Re: The Nobel Prize
Hmm, "deserving" seems to me beside the point: if the Swedish Academy sees fit to award the prize to this or that writer, he "deserves" it. But I do very much regret that the recognition and money that come with the prize go to the likes of Pablo Neruda, Joseph Brodsky, Pamuk, Jelinek, the Chinese guy, Le Cl?zio, Coetzee, and a bunch of others I can't remember offhand. I'm glad Updike keeled over before some old Swedish fool decided to bestow the Nobel upon him. I hope the same will happen to Atwood, Roth, and Joyce Carol Oates, to mention three eternal North American candidates for the prize.

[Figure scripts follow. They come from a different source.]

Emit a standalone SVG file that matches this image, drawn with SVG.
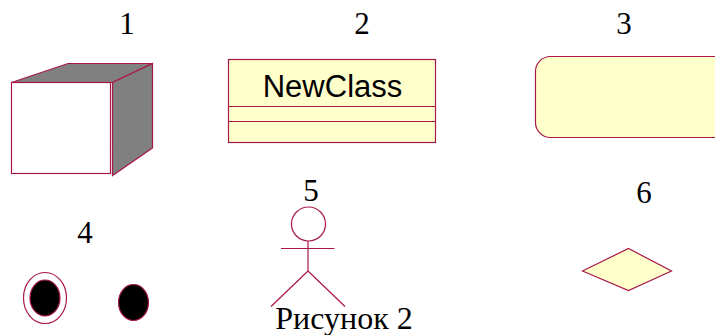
<svg xmlns="http://www.w3.org/2000/svg" width="715" height="335" viewBox="0 0 715 335">
<style>
.s{stroke:#a8174a;stroke-width:1.2;fill:none}
.y{fill:#ffffcb}
.g{fill:#808080}
.w{fill:#fff}
.k{fill:#000}
.n{font-family:"Liberation Serif",serif;font-size:31px;fill:#000;text-anchor:middle}
.c{font-family:"Liberation Sans",sans-serif;font-size:31px;fill:#000;text-anchor:middle}
</style>
<rect width="715" height="335" fill="#fff"/>
<g id="node-1">
<path class="s g" d="M11.500 82.500L68 63.500H152.500L112.500 82.500Z"/>
<path class="s g" d="M112.500 82.500L152.500 63.500V148L112.500 175.500Z"/>
<rect class="s w" x="11.500" y="82.500" width="99" height="91"/>
<text class="n" x="127" y="34">1</text>
</g>
<g id="node-2">
<rect class="s y" x="228.500" y="59.500" width="207" height="83"/>
<path class="s" d="M228.500 106.500H435.500M228.500 121.500H435.500"/>
<text class="c" x="332.500" y="97">NewClass</text>
<text class="n" x="362" y="34">2</text>
</g>
<g id="node-3">
<rect class="s y" x="535.500" y="56.500" width="200" height="81" rx="15" ry="15"/>
<text class="n" x="624" y="34">3</text>
</g>
<g id="node-4">
<ellipse class="s w" cx="45" cy="298" rx="21.500" ry="25.500"/>
<ellipse class="s k" cx="45" cy="298" rx="15" ry="18"/>
<ellipse class="s k" cx="133.500" cy="302.500" rx="15" ry="18"/>
<text class="n" x="85" y="243">4</text>
</g>
<g id="node-5">
<circle class="s" cx="308.500" cy="224" r="17"/>
<path class="s" d="M281 248.500H334.500M308 241V271M308 271L271 306.500M308 271L345 306.500"/>
<text class="n" x="311" y="201">5</text>
</g>
<g id="node-6">
<path class="s y" d="M582.500 271L628.500 248.500L671.500 271L628.500 290.500Z"/>
<text class="n" x="644" y="203">6</text>
</g>
<text class="n" style="font-size:32px" x="344" y="329">Рисунок 2</text>
</svg>
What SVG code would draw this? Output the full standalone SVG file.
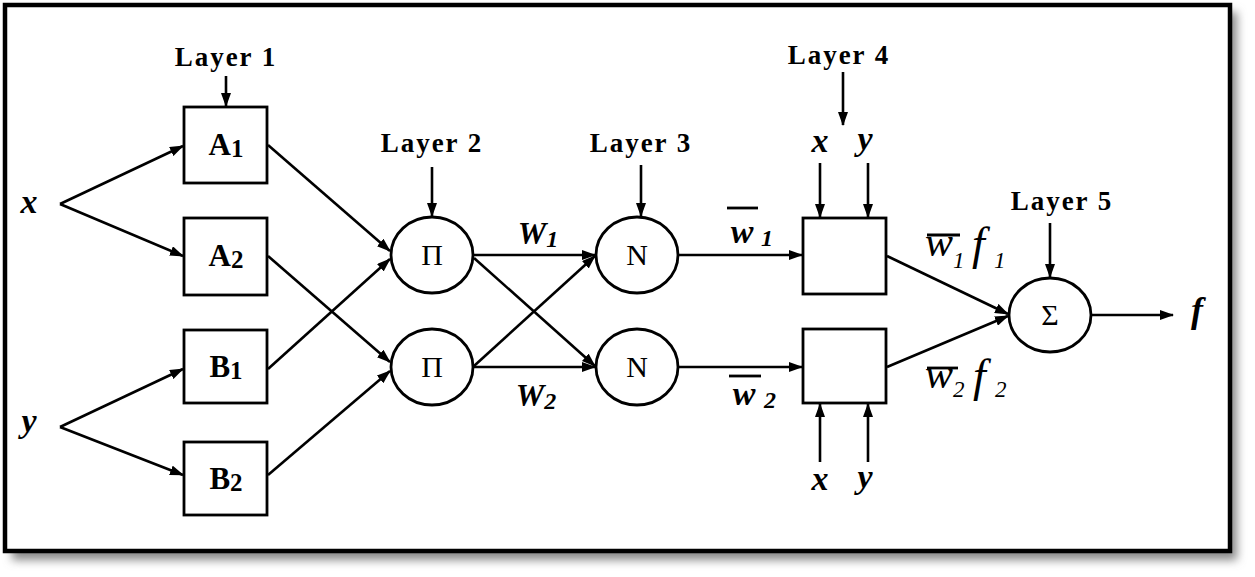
<svg xmlns="http://www.w3.org/2000/svg" width="1255" height="577" viewBox="0 0 1255 577">
<defs>
<marker id="ah" viewBox="0 0 14 10" refX="13" refY="5" markerWidth="14" markerHeight="10" markerUnits="userSpaceOnUse" orient="auto">
<path d="M0,0 L14,5 L0,10 z" fill="#000"/>
</marker>
<filter id="sh" x="-5%" y="-5%" width="110%" height="115%"><feGaussianBlur stdDeviation="5"/></filter>
<style>
.n{fill:#fff;stroke:#000;stroke-width:2.8}
.c line{stroke:#000;stroke-width:2.6;marker-end:url(#ah)}
.lay{font-family:"Liberation Serif",serif;font-weight:bold;font-size:27px;letter-spacing:2px;text-anchor:middle;fill:#000}
.lb{font-family:"Liberation Serif",serif;font-weight:bold;text-anchor:middle;fill:#000}
.op{font-family:"Liberation Serif",serif;text-anchor:middle;fill:#000}
.v{font-family:"Liberation Serif",serif;font-weight:bold;font-style:italic;text-anchor:middle;fill:#000}
.w{font-family:"Liberation Serif",serif;font-style:italic;fill:#000}
.ol{stroke:#000;stroke-width:2.8}
</style>
</defs>
<rect width="1255" height="577" fill="#fff"/>
<rect x="12" y="12" width="1225" height="548" fill="#888" filter="url(#sh)"/>
<rect x="5" y="5" width="1225" height="546" fill="#fff" stroke="#000" stroke-width="4.5"/>

<g id="labels">
<text class="lay" x="226" y="66">Layer 1</text>
<text class="lay" x="432" y="152">Layer 2</text>
<text class="lay" x="641" y="152">Layer 3</text>
<text class="lay" x="839" y="64">Layer 4</text>
<text class="lay" x="1062" y="210">Layer 5</text>
<text class="v" font-size="34" x="29" y="213">x</text>
<text class="v" font-size="34" x="29" y="432">y</text>
<text class="v" font-size="34" x="820" y="152">x</text>
<text class="v" font-size="34" x="865" y="150">y</text>
<text class="v" font-size="34" x="820" y="490">x</text>
<text class="v" font-size="34" x="865" y="488">y</text>
<text class="v" font-size="36" x="1197" y="322">f</text>
<text class="v" x="538" y="244" font-size="32">W<tspan font-size="24" dy="3">1</tspan></text>
<text class="v" x="536" y="406" font-size="32">W<tspan font-size="24" dy="3">2</tspan></text>
<text class="v" x="742" y="243" font-size="34">w</text><text class="v" x="767" y="246" font-size="24">1</text>
<line class="ol" x1="727" y1="208" x2="758" y2="208"/>
<text class="v" x="744" y="405" font-size="34">w</text><text class="v" x="770" y="408" font-size="24">2</text>
<line class="ol" x1="729" y1="376" x2="761" y2="376"/>
<text class="w" font-size="42" x="925" y="256">w</text><text class="w" font-size="23" x="953" y="268">1</text><text class="w" font-size="46" x="972" y="259">f</text><text class="w" font-size="23" x="994" y="268">1</text>
<line class="ol" x1="927" y1="235" x2="960" y2="235"/>
<text class="w" font-size="42" x="925" y="388">w</text><text class="w" font-size="23" x="953" y="397">2</text><text class="w" font-size="46" x="973" y="391">f</text><text class="w" font-size="23" x="995" y="397">2</text>
<line class="ol" x1="927" y1="368" x2="958" y2="368"/>
</g>

<g id="A1"><rect class="n" x="184" y="107" width="83" height="76"/><text class="lb" font-size="31" x="226" y="155">A<tspan font-size="25" dy="2">1</tspan></text></g>
<g id="A2"><rect class="n" x="184" y="218" width="83" height="77"/><text class="lb" font-size="31" x="226" y="266">A<tspan font-size="25" dy="2">2</tspan></text></g>
<g id="B1"><rect class="n" x="184" y="330" width="83" height="73"/><text class="lb" font-size="31" x="226" y="377">B<tspan font-size="25" dy="2">1</tspan></text></g>
<g id="B2"><rect class="n" x="184" y="442" width="83" height="73"/><text class="lb" font-size="31" x="226" y="489">B<tspan font-size="25" dy="2">2</tspan></text></g>
<g id="P1"><ellipse class="n" cx="432" cy="255" rx="41" ry="38"/><text class="op" font-size="30" x="432" y="265">Π</text></g>
<g id="P2"><ellipse class="n" cx="432" cy="367" rx="41" ry="38"/><text class="op" font-size="30" x="432" y="377">Π</text></g>
<g id="N1"><ellipse class="n" cx="637" cy="255" rx="41" ry="38"/><text class="op" font-size="30" x="637" y="265">N</text></g>
<g id="N2"><ellipse class="n" cx="637" cy="367" rx="41" ry="38"/><text class="op" font-size="30" x="637" y="377">N</text></g>
<g id="L4a"><rect class="n" x="803" y="218" width="83" height="76"/></g>
<g id="L4b"><rect class="n" x="803" y="329" width="83" height="74"/></g>
<g id="S"><ellipse class="n" cx="1050" cy="315" rx="41" ry="37"/><text class="op" font-size="30" x="1050" y="325">Σ</text></g>

<g id="connectors" class="c">
<line x1="226" y1="76" x2="226" y2="106"/>
<line x1="432" y1="167" x2="432" y2="216"/>
<line x1="641" y1="165" x2="641" y2="216"/>
<line x1="843" y1="72" x2="843" y2="125"/>
<line x1="1050" y1="223" x2="1050" y2="277"/>
<line x1="820" y1="163" x2="820" y2="217"/>
<line x1="868" y1="163" x2="868" y2="217"/>
<line x1="820" y1="462" x2="820" y2="404"/>
<line x1="868" y1="462" x2="868" y2="404"/>
<line x1="60" y1="204" x2="183" y2="146"/>
<line x1="60" y1="204" x2="183" y2="256"/>
<line x1="60" y1="427" x2="183" y2="369"/>
<line x1="60" y1="427" x2="183" y2="475"/>
<line x1="268" y1="145" x2="390" y2="251"/>
<line x1="268" y1="256" x2="390" y2="362"/>
<line x1="268" y1="369" x2="390" y2="259"/>
<line x1="268" y1="475" x2="390" y2="371"/>
<line x1="474" y1="255" x2="595" y2="255"/>
<line x1="474" y1="258" x2="595" y2="366"/>
<line x1="474" y1="366" x2="595" y2="256"/>
<line x1="474" y1="367" x2="595" y2="367"/>
<line x1="679" y1="255" x2="802" y2="255"/>
<line x1="679" y1="367" x2="802" y2="367"/>
<line x1="887" y1="256" x2="1008" y2="314"/>
<line x1="887" y1="367" x2="1008" y2="316"/>
<line x1="1092" y1="315" x2="1173" y2="315"/>
</g>
</svg>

I should of course say that I haven't read a word of Jelinek's or the Chinese guy's work and have no plans to, but I have little doubt I would find it off-putting. (Yes, yes, I know. I suspect it's for opinions like these that I'm one of those being called arrogant and humorless ego-trippers on the "Whither WLF" thread. Add "paranoid" and the portrait would be complete.)
Neruda's is an interesting case: he won only after Sartre refused the prize. And he won for his communist politics. Despite the popular image of Neruda--a kindly avuncular old gent--his behavior as a member of the Chilean diplomatic corps in soon-to-be occupied France, as a father, as a human being, in short, was despicable; if he were a great poet you might be tempted to overlook these personal failings, but, as a close look at almost any of his poetry makes immediately clear, he isn't. Far from it, in fact.
Some twenty years later you have Brodsky, another clumsy poet, winning the Nobel, this time, oddly enough, for his anti-communism.
More than once too I've wondered if several members of the Swedish Academy have fixations with bowel movements and the products thereof. I wonder because a lot of books by recent Nobel laureates (Saramago's Blindness, Lessing's The Good Terrorist, almost everything by Coetzee) seem, to me at least, to dwell somewhat excessively on shit. Coetzee, for example, lingers almost lovingly over bucketfuls of feces produced by men with severe intestinal disorders.
I foresee a bright future, a noble future, as it were, for Jonathan Littel, he of that highly scatological French book, whose name slips my mind just now.